At its expiration in 1948, the borders of the Mandate of Palestine, both internal and external, were relatively well demarcated and uncontroversial. Thus uti possidetis juris could be a powerful tool for resolving extant disputes about the borders of Israel. To be sure, Israel appears to be interested in drawing consensual new boundaries that differ from the borders established by uti possidetis juris. Uti possidetis juris does not preclude later modifications of borders. Application of uti possidetis juris, as is customary in other boundary disputes, would nevertheless provide a clear baseline for future negotiated solutions.
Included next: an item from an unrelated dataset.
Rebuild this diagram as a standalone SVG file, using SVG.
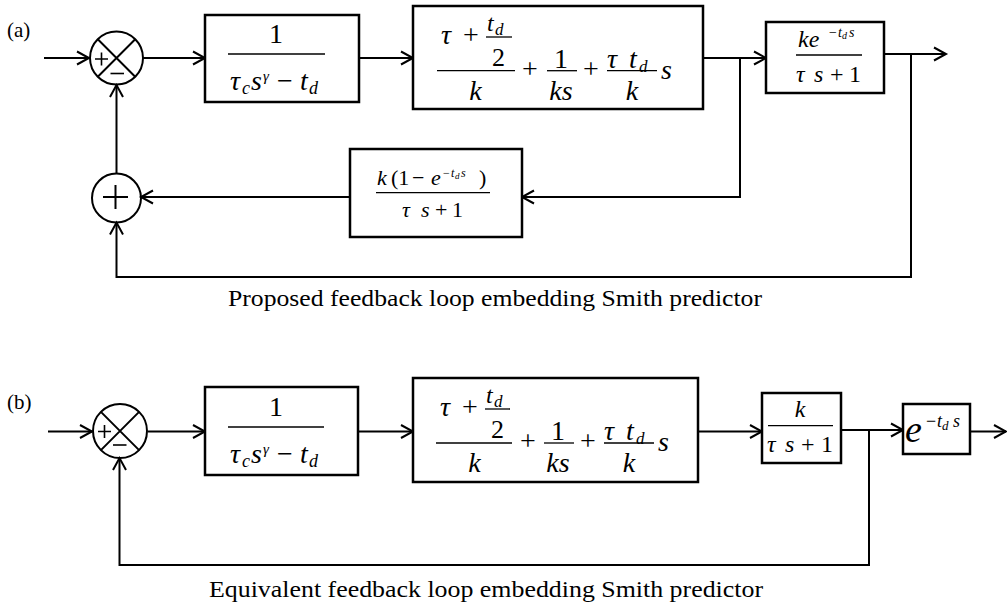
<svg xmlns="http://www.w3.org/2000/svg" width="1007" height="612" viewBox="0 0 1007 612">
  <style>
    text { font-family: "Liberation Serif", "Times New Roman", serif; fill: #000; }
    .it { font-style: italic; }
    .m { text-anchor: middle; }
    .box { fill: #fff; stroke: #000; stroke-width: 2.5; }
    .wire { fill: none; stroke: #000; stroke-width: 2; }
    .frac { stroke: #000; stroke-width: 1.3; }
    .sym { fill: none; stroke: #000; stroke-width: 2; }
  </style>
  <defs>
    <marker id="arr" viewBox="0 0 13 14" refX="12" refY="7" markerWidth="13" markerHeight="14" markerUnits="userSpaceOnUse" orient="auto" overflow="visible">
      <path d="M0,0.5 L12,7 L0,13.5" fill="none" stroke="#000" stroke-width="2"/>
    </marker>
  </defs>
  <rect width="1007" height="612" fill="#fff"/>

  <!-- ===================== (a) proposed loop ===================== -->
  <text x="7" y="37" font-size="21">(a)</text>

  <g id="connectors-a" class="wire">
    <path d="M44,58 H89" marker-end="url(#arr)"/>
    <path d="M143,58 H205" marker-end="url(#arr)"/>
    <path d="M359,58 H413" marker-end="url(#arr)"/>
    <path d="M703,58 H766" marker-end="url(#arr)"/>
    <path d="M740,58 V197 H522" marker-end="url(#arr)"/>
    <path d="M350,197 H141" marker-end="url(#arr)"/>
    <path d="M116.5,173.5 V85" marker-end="url(#arr)"/>
    <path d="M884,54 H946" marker-end="url(#arr)"/>
    <path d="M911,54 V277 H116.5 V222.5" marker-end="url(#arr)"/>
  </g>

  <g id="sum-a" class="sym">
    <circle cx="116.5" cy="58" r="26.5"/>
    <path d="M97.8,39.3 L135.2,76.7 M135.2,39.3 L97.8,76.7"/>
    <path stroke-width="1.6" d="M95,59 H108 M101.5,52.5 V65.5"/>
    <path stroke-width="1.6" d="M110.5,73.5 H124"/>
  </g>

  <g id="sum-fb-a" class="sym">
    <circle cx="116.5" cy="198" r="24.5"/>
    <path d="M103,197 H128 M115.5,185 V209"/>
  </g>

  <g id="controller-a">
    <rect class="box" x="205" y="15" width="154" height="87"/>
    <text class="m" x="276" y="43" font-size="28">1</text>
    <line class="frac" x1="228" y1="54" x2="325" y2="54"/>
    <text class="it" x="230" y="90" font-size="28">τ</text>
    <text class="it" x="242" y="94" font-size="18">c</text>
    <text class="it" x="251" y="90" font-size="28">s</text>
    <text class="it" x="263" y="81" font-size="15">γ</text>
    <text x="277" y="90" font-size="28">−</text>
    <text class="it" x="300" y="90" font-size="28">t</text>
    <text class="it" x="309" y="94" font-size="18">d</text>
  </g>

  <g id="pid-a">
    <rect class="box" x="413" y="6" width="290" height="103"/>
    <text class="it m" x="446" y="44" font-size="28">τ</text>
    <text class="m" x="471" y="44" font-size="28">+</text>
    <text class="it" x="487" y="31" font-size="24">t</text>
    <text class="it" x="495" y="35" font-size="17">d</text>
    <line class="frac" x1="486" y1="37" x2="512" y2="37"/>
    <text class="m" x="498.5" y="66" font-size="26">2</text>
    <line class="frac" x1="437" y1="70.7" x2="515" y2="70.7"/>
    <text class="it m" x="475.5" y="100" font-size="28">k</text>
    <text class="m" x="530" y="78" font-size="28">+</text>
    <text class="m" x="561" y="68" font-size="28">1</text>
    <line class="frac" x1="547" y1="70.7" x2="577" y2="70.7"/>
    <text class="it m" x="561" y="100" font-size="28">ks</text>
    <text class="m" x="591" y="78" font-size="28">+</text>
    <text class="it" x="607" y="68" font-size="28">τ</text>
    <text class="it" x="629" y="68" font-size="28">t</text>
    <text class="it" x="639" y="72" font-size="17">d</text>
    <line class="frac" x1="607" y1="70.7" x2="657" y2="70.7"/>
    <text class="it m" x="632" y="100" font-size="28">k</text>
    <text class="it" x="661" y="79" font-size="28">s</text>
  </g>

  <g id="plant-a">
    <rect class="box" x="766" y="22" width="118" height="71"/>
    <text class="it" x="798" y="47" font-size="24">ke</text>
    <text x="829" y="37" font-size="14">−</text>
    <text class="it" x="838" y="37" font-size="14">t</text>
    <text class="it" x="842" y="39" font-size="10">d</text>
    <text class="it" x="849" y="37" font-size="14">s</text>
    <line class="frac" x1="796" y1="55" x2="862" y2="55"/>
    <text class="it" x="796" y="82" font-size="24">τ</text>
    <text class="it" x="814" y="82" font-size="24">s</text>
    <text x="830" y="82" font-size="24">+</text>
    <text x="849" y="82" font-size="24">1</text>
  </g>

  <g id="predictor-a">
    <rect class="box" x="350" y="149" width="172" height="88"/>
    <text class="it" x="377" y="185" font-size="22">k</text>
    <text x="391" y="185" font-size="22">(1</text>
    <text x="412" y="185" font-size="22">−</text>
    <text class="it" x="431" y="185" font-size="22">e</text>
    <text x="443" y="177" font-size="12">−</text>
    <text class="it" x="451" y="177" font-size="12">t</text>
    <text class="it" x="455" y="179" font-size="9">d</text>
    <text class="it" x="461" y="177" font-size="12">s</text>
    <text x="479" y="185" font-size="22">)</text>
    <line class="frac" x1="376" y1="192.7" x2="490" y2="192.7"/>
    <text class="it" x="402" y="217" font-size="22">τ</text>
    <text class="it" x="421" y="217" font-size="22">s</text>
    <text x="435" y="217" font-size="22">+</text>
    <text x="452" y="217" font-size="22">1</text>
  </g>

  <text x="228" y="306" font-size="24" textLength="534" lengthAdjust="spacingAndGlyphs">Proposed feedback loop embedding Smith predictor</text>

  <!-- ===================== (b) equivalent loop ===================== -->
  <text x="7" y="409" font-size="21">(b)</text>

  <g id="connectors-b" class="wire">
    <path d="M48,431.5 H92" marker-end="url(#arr)"/>
    <path d="M148,431.5 H205" marker-end="url(#arr)"/>
    <path d="M358,431.5 H413" marker-end="url(#arr)"/>
    <path d="M698,431.5 H762" marker-end="url(#arr)"/>
    <path d="M841,430 H903" marker-end="url(#arr)"/>
    <path d="M970,431.5 H1006" marker-end="url(#arr)"/>
    <path d="M869,430 V565 H119.5 V458" marker-end="url(#arr)"/>
  </g>

  <g id="sum-b" class="sym">
    <circle cx="120" cy="431" r="27"/>
    <path d="M100.9,411.9 L139.1,450.1 M139.1,411.9 L100.9,450.1"/>
    <path stroke-width="1.6" d="M98,431.5 H111 M104.5,425 V438"/>
    <path stroke-width="1.6" d="M113,445 H126.5"/>
  </g>

  <g id="controller-b">
    <rect class="box" x="205" y="387" width="153" height="88"/>
    <text class="m" x="276" y="416" font-size="28">1</text>
    <line class="frac" x1="228" y1="427" x2="324" y2="427"/>
    <text class="it" x="230" y="463" font-size="28">τ</text>
    <text class="it" x="242" y="467" font-size="18">c</text>
    <text class="it" x="251" y="463" font-size="28">s</text>
    <text class="it" x="263" y="454" font-size="15">γ</text>
    <text x="277" y="463" font-size="28">−</text>
    <text class="it" x="300" y="463" font-size="28">t</text>
    <text class="it" x="309" y="467" font-size="18">d</text>
  </g>

  <g id="pid-b">
    <rect class="box" x="413" y="378" width="285" height="104"/>
    <text class="it m" x="445" y="416" font-size="28">τ</text>
    <text class="m" x="470" y="416" font-size="28">+</text>
    <text class="it" x="486" y="403" font-size="24">t</text>
    <text class="it" x="494" y="407" font-size="17">d</text>
    <line class="frac" x1="485" y1="409" x2="510" y2="409"/>
    <text class="m" x="497.5" y="438" font-size="26">2</text>
    <line class="frac" x1="436" y1="443" x2="512" y2="443"/>
    <text class="it m" x="474.5" y="472" font-size="28">k</text>
    <text class="m" x="528" y="450" font-size="28">+</text>
    <text class="m" x="558" y="440" font-size="28">1</text>
    <line class="frac" x1="544" y1="443" x2="574" y2="443"/>
    <text class="it m" x="558" y="472" font-size="28">ks</text>
    <text class="m" x="588" y="450" font-size="28">+</text>
    <text class="it" x="604" y="440" font-size="28">τ</text>
    <text class="it" x="626" y="440" font-size="28">t</text>
    <text class="it" x="636" y="444" font-size="17">d</text>
    <line class="frac" x1="604" y1="443" x2="654" y2="443"/>
    <text class="it m" x="629" y="472" font-size="28">k</text>
    <text class="it" x="658" y="451" font-size="28">s</text>
  </g>

  <g id="plant-b">
    <rect class="box" x="762" y="393" width="79" height="70"/>
    <text class="it m" x="800" y="417" font-size="24">k</text>
    <line class="frac" x1="768" y1="425.7" x2="833" y2="425.7"/>
    <text class="it" x="767" y="452" font-size="24">τ</text>
    <text class="it" x="785" y="452" font-size="24">s</text>
    <text x="801" y="452" font-size="24">+</text>
    <text x="821" y="452" font-size="24">1</text>
  </g>

  <g id="delay-b">
    <rect class="box" x="903" y="404" width="67" height="50"/>
    <text class="it" x="905" y="442" font-size="38">e</text>
    <text x="926" y="427" font-size="18">−</text>
    <text class="it" x="937" y="427" font-size="18">t</text>
    <text class="it" x="942" y="430" font-size="13">d</text>
    <text class="it" x="953" y="427" font-size="18">s</text>
  </g>

  <text x="209" y="597" font-size="24" textLength="554" lengthAdjust="spacingAndGlyphs">Equivalent feedback loop embedding Smith predictor</text>
</svg>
In this Article, we attempt to fill this notable gap in the scholarly literature. The Article explores the history and development of uti possidetis juris to see how it has been applied to previous disputes about states emerging from Mandatory territories, which are neither “classic decolonizations” nor the breakup of composite states. Likewise, this Article looks to the history of the Palestine Mandate (and to historic disputes about the Palestine borders) to see how it conforms to the patterns of the application of uti possidetis juris. We find that uti possidetis juris has been fully applied to the numerous border disputes regarding former Mandatory territories, notwithstanding the Mandates’ odd juridical statuses as neither full-fledged states, nor colonial possessions, nor mere administrative units of the Mandatory power. We find that bitter controversies about the borders of the Palestine Mandate are far from particular to Palestine. Similar controversies emerged regarding the borders of many other Mandates because they often took little account of national self-determination interests and were in several instances illegally modified by the Mandatory. Numerous Mandates were plagued by international doubts about the wisdom of their borders and subjected to serious discussions of revision. Yet in all cases, the borders of the Mandate as they stood at independence became the borders of the new successor state.
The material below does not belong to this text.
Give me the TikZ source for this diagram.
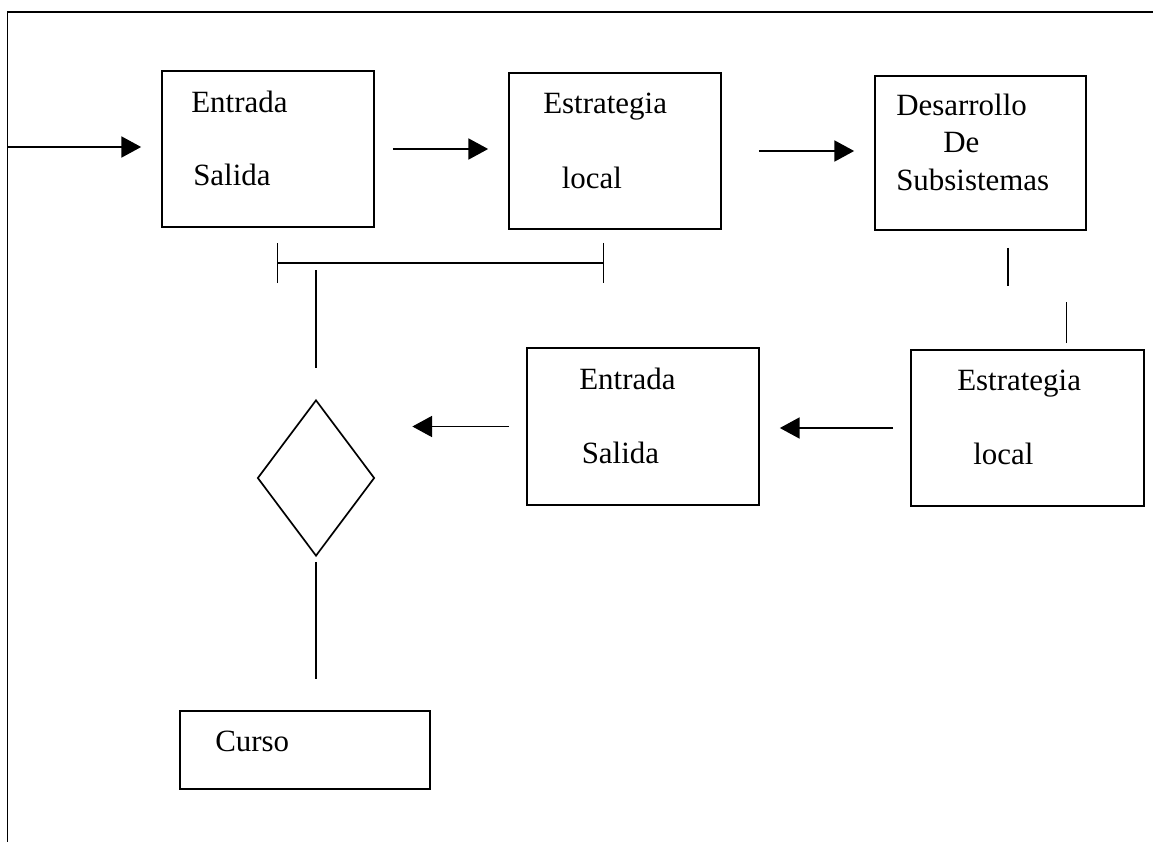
\documentclass[tikz,border=0pt]{standalone}
\usepackage{fontspec}
\setmainfont{Liberation Serif}
\usetikzlibrary{calc}
\usetikzlibrary{arrows.meta}
\usetikzlibrary{shapes.geometric}

\tikzset{
    caja/.style={draw, line width=1.2pt, minimum width=5.3cm, minimum height=3.9cm, inner sep=0pt},
    texto/.style={anchor=base west, inner sep=0pt, font=\fontsize{22}{26}\selectfont},
    flecha/.style={line width=0.9pt, -{Triangle[length=14pt, width=15pt]}},
    linea/.style={line width=0.9pt},
}

\begin{document}
\begin{tikzpicture}[x=0.025cm, y=-0.025cm]
    \useasboundingbox (0, 0) rectangle (1153, 842);
    % marco
    \draw[linea] (7.5, 842) -- (7.5, 12) -- (1153, 12);
    \coordinate (ent) at (7.5, 147);

    % fila de arriba
    \node[caja] (io1) at (268, 149) {};
    \node[texto] (io1a) at (191, 112) {Entrada};
    \node[texto] (io1b) at (193, 185) {Salida};
    \node[caja] (est1) at (615, 151) {};
    \node[texto] (est1a) at (543, 113) {Estrategia};
    \node[texto] (est1b) at (561.5, 188) {local};
    \node[caja, minimum width=5.275cm, minimum height=3.85cm] (des) at (980.5, 153) {};
    \node[texto] (desa) at (896, 115) {Desarrollo};
    \node[texto] (desb) at (943, 152) {De};
    \node[texto] (desc) at (896, 190) {Subsistemas};

    \draw[flecha, shorten >=0.5cm] (ent) -- (ent -| io1.west);
    \draw[flecha, shorten <=0.45cm, shorten >=0.5cm] (io1.east) -- (io1.east -| est1.west);
    \draw[flecha, shorten <=0.925cm, shorten >=0.5cm] (est1.east) -- (est1.east -| des.west);

    % corchete
    \coordinate (bi) at (277, 263);
    \coordinate (bd) at (604, 263);
    \draw[linea, {Bar[width=1cm]}-{Bar[width=1cm]}] (bi) -- (bd);
    \coordinate (bv) at (316, 270);

    % fila de abajo
    \node[caja, minimum width=5.8cm, minimum height=3.925cm] (io2) at (643, 426.5) {};
    \node[texto] (io2a) at (579, 389) {Entrada};
    \node[texto] (io2b) at (581.5, 463) {Salida};
    \node[caja, minimum width=5.825cm] (est2) at (1027.5, 428) {};
    \node[texto] (est2a) at (957, 390) {Estrategia};
    \node[texto] (est2b) at (973, 464) {local};
    \node[draw, diamond, line width=1.2pt, minimum width=2.925cm, minimum height=3.9cm, inner sep=0pt] (dec) at (316, 478) {};
    \node[caja, minimum width=6.25cm, minimum height=1.95cm] (curso) at (305, 750) {};
    \node[texto] (cursoa) at (215, 751) {Curso};

    \draw[linea] ($(des.south)+(27.5, 17)$) -- ++(0, 38);
    \draw[linea] ($(est2.north)+(39, -6)$) -- ++(0, -41);
    \draw[flecha, shorten <=0.425cm, shorten >=0.5cm] (est2.west) -- (est2.west -| io2.east);
    \draw[flecha, shorten <=0.425cm, shorten >=0.925cm] (io2.west) -- (dec.east |- io2.west);
    \draw[linea, shorten >=0.775cm] (bv) -- (dec.north);
    \draw[linea, shorten <=0.125cm, shorten >=0.775cm] (dec.south) -- (dec.south |- curso.north);
\end{tikzpicture}
\end{document}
We go on to examine the events surrounding the termination of the Palestine Mandate and declaration of independence by Israel to determine whether the application of uti possidetis juris was overridden by Israel’s behavior at the time of independence. We fail to find any basis in that behavior for rejecting the application of uti possidetis juris.

In Part I, we explain the doctrine of uti possidetis juris generally and show how it has been used in other post-colonial territorial disputes.
In Part II, we turn to the way uti possidetis juris has been used to determine the boundaries of states that emerged from Mandatory territories.
In Part III, we explore the history of the emergence of the state of Israel from the British Mandate of Palestine, with particular attention to the boundaries of the Palestine Mandate. Finally, in Part IV, we examine whether there are any peculiar features of the Palestine Mandate or the independence of Israel that would preclude application of the doctrine of uti possidetis juris. A conclusion follows, in which we sketch out the implications of our findings.